Spirit Exit is Caterina Barbieri’s time machine, primarily composed with a modular synth rig she thinks of more like a mechanical fortune teller. Whereas previous releases were constructed on lengthy tours, capturing only snapshots of continually evolving works, Spirit Exit represents the producer’s first album fully written and recorded in her home studio amidst Milan’s two-month pandemic lockdown in 2020. It was during this extended isolation she found inspiration from female philosophers, mystics and poets spread across time, but united in their strength at cultivating vast internal worlds. St. Teresa D’Avila’s foundational 16th century mystical text The Interior Castle, philosopher Rosi Braidotti’s posthuman theories and the metaphysical poetry of Emily Dickinson act as thematic anchors throughout Spirit Exit, imbuing a life and death gravity into the composer’s most perception-altering music to date.
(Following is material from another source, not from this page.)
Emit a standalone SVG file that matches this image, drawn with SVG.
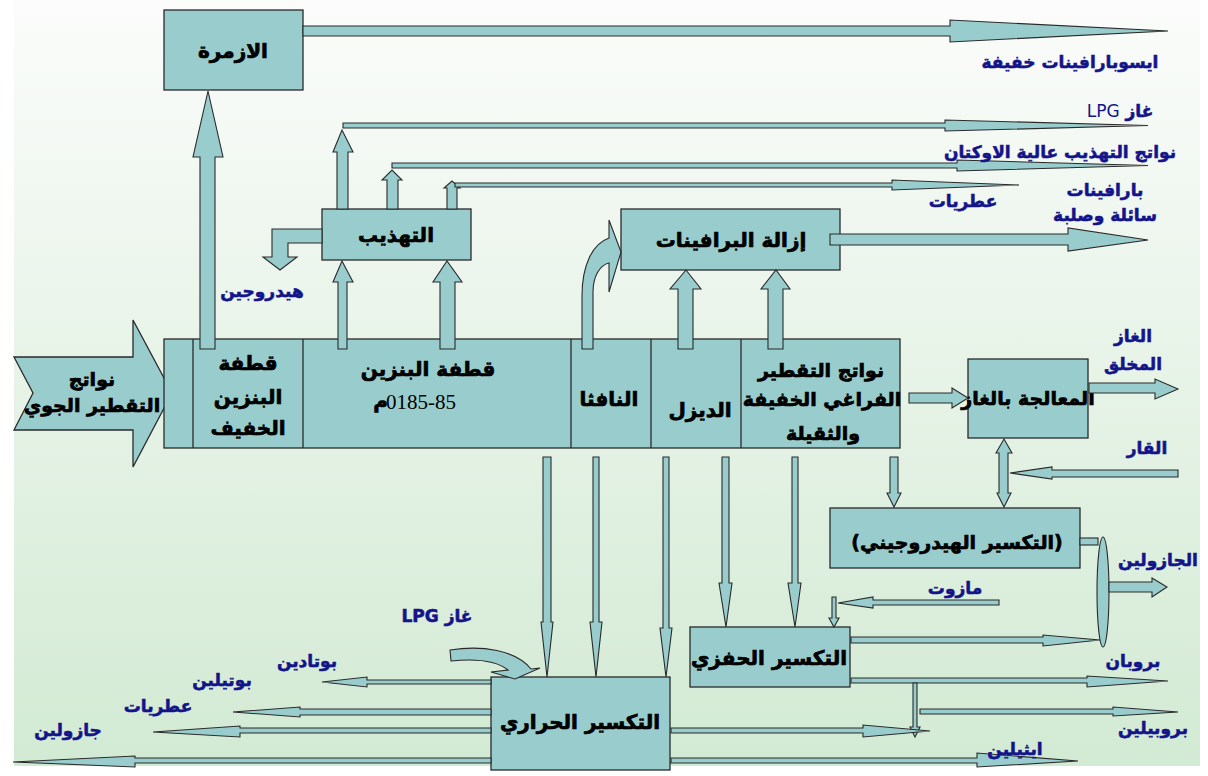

More than any release before it, Spirit Exit crystallizes Barbieri’s densely layered, blindingly bright synth arrangements while introducing stunning new elements that feel as if they’ve always belonged. Strings and guitar flawlessly thread into the composer’s web of modular patches, while her revelatory singing voice often cuts right through them. Melodies remain Barbieri’s great passion and obsession — she thinks of them as knots she’s trying to untangle, existential metaphors formed through tensely spiraling arpeggios — and on Spirit Exit they grow as large as planets before cracking into atoms. Parts of one song can haunt another. The synth progression unraveling through “Knot Of Spirit” is reborn on “Broken Melody”, an explosive peak with vocals that flash like a lightning storm. The sweeping “At Your Gamut” perfects the producer’s dramatic, slow-burning openers, but in her first ever use of sampling, it later gets crushed, accelerated and unrecognizably transformed into the ghostly hook surging through “Terminal Clock” — an otherworldly sound rushing across what feels like the artist’s first track for a dancefloor.
Caterina Barbieri’s music has always transported listeners, its perpetual movement achieved through complexities that needn’t be solved, but simply felt. Spirit Exit articulates that endless ascension — destination unknown, resolution always just out of reach — with a newfound humanity. It’s the result of a one-of-a-kind artist deeply reflecting on what music means to them, only to return with an even greater understanding of what it can be. As the album closes on “The Landscape Listens” — a song that approaches death with all the gentle grace of Brian Eno’s “An Ending (Ascent)” — it brings to mind the full line of Emily Dickinson’s poem “There’s a certain slant of light”. “When it comes — the landscape listens / Shadows — hold their breath.” Spirit Exit is a special kind of seance, an album so otherworldly and inexplicably moving it leaves even its ghosts in a stunned silence.